Other tests are given as follows: Put one drop of the oil of rose into a dry test-tube, and add four drops of concentrated sulphuric acid. A perceptible rise of temperature takes place, and the mixture, which will assume a dark-yellow or dark-red yellow coloration, whether the oil is adulterated or not, must be allowed to stand until it becomes cool. Two grammes (thirty-one grains) of absolute alcohol are then to be added, and the mixture well shaken: When the oil is pure, the mixture of sulphuric acid, alcohol and oil will be clear and bright. When the oil has been mixed with geranium, pelargonium, or palm-rose oils, the solution will be turbid, and an insoluble precipitate will soon form. Pure rose-oil retains its characteristic odor when subjected to this test, but the mixture with these other oils evolves unpleasant odors (Hager).
The most certain criteria of the purity of the oil of rose are, according to Baur - 1, the odor, by which oil of rose-wood, sandal-wood, and others may be detected; 2, the temperature at which it congeals; and, 3, the manner of crystallizing. Pure oil of rose exposed to a temperature of 12.5° C. (54.5° F.) should congeal in a few minutes; the crystals should be transparent, scaly, iridescent, and float in the liquid, while spermaceti, being heavier, is deposited as a solid opaque crust. - N. D.

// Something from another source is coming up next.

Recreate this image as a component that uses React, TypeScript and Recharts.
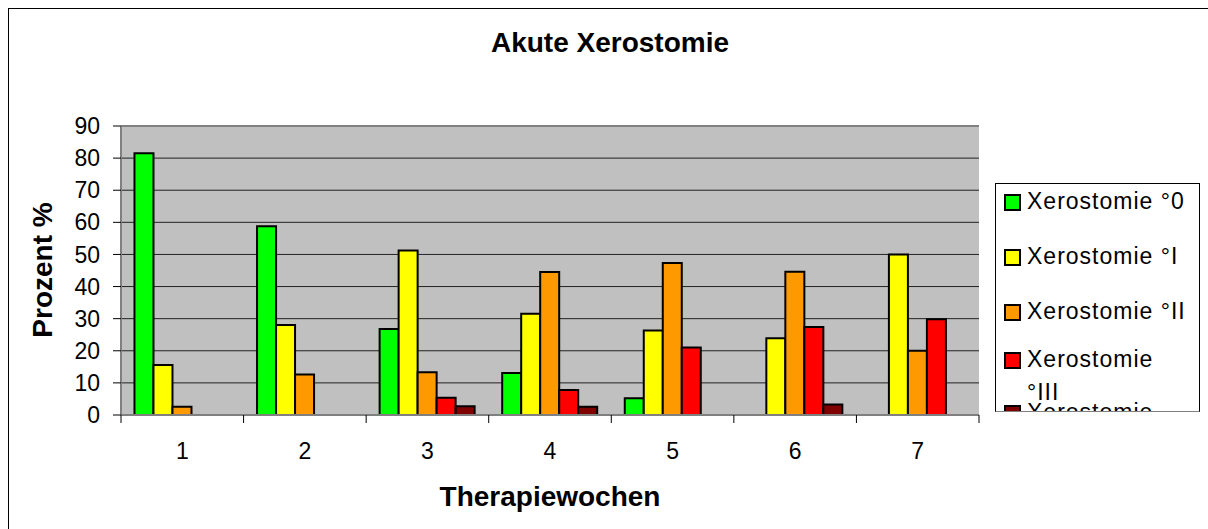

If a solution of one part of oil of rose in five parts of chloroform be diluted with twenty parts of alcohol, the mixture should separate crystalline scales, and should not redden moist litmus-paper. One drop of oil of rose, triturated with sugar and afterward agitated with 500 grammes of water, should impart to the latter the pure odor of rose. - P. G.
The vapors of nitrous acid, which are produced by putting in a watch glass some copper filings and pouring nitric acid upon them, placing all under a bell jar as in applying the iodine test, produces an apple-green color; if oil of rose-geranium be present, rose oil assumes a yellow color.
By the addition of some concentrated sulphuric acid the odor of the pure oil is not destroyed. If oil of rose-geranium is present, a disagreeable smell will appear. When but small traces of adulterations are present, these appearances take place sometimes after several hours.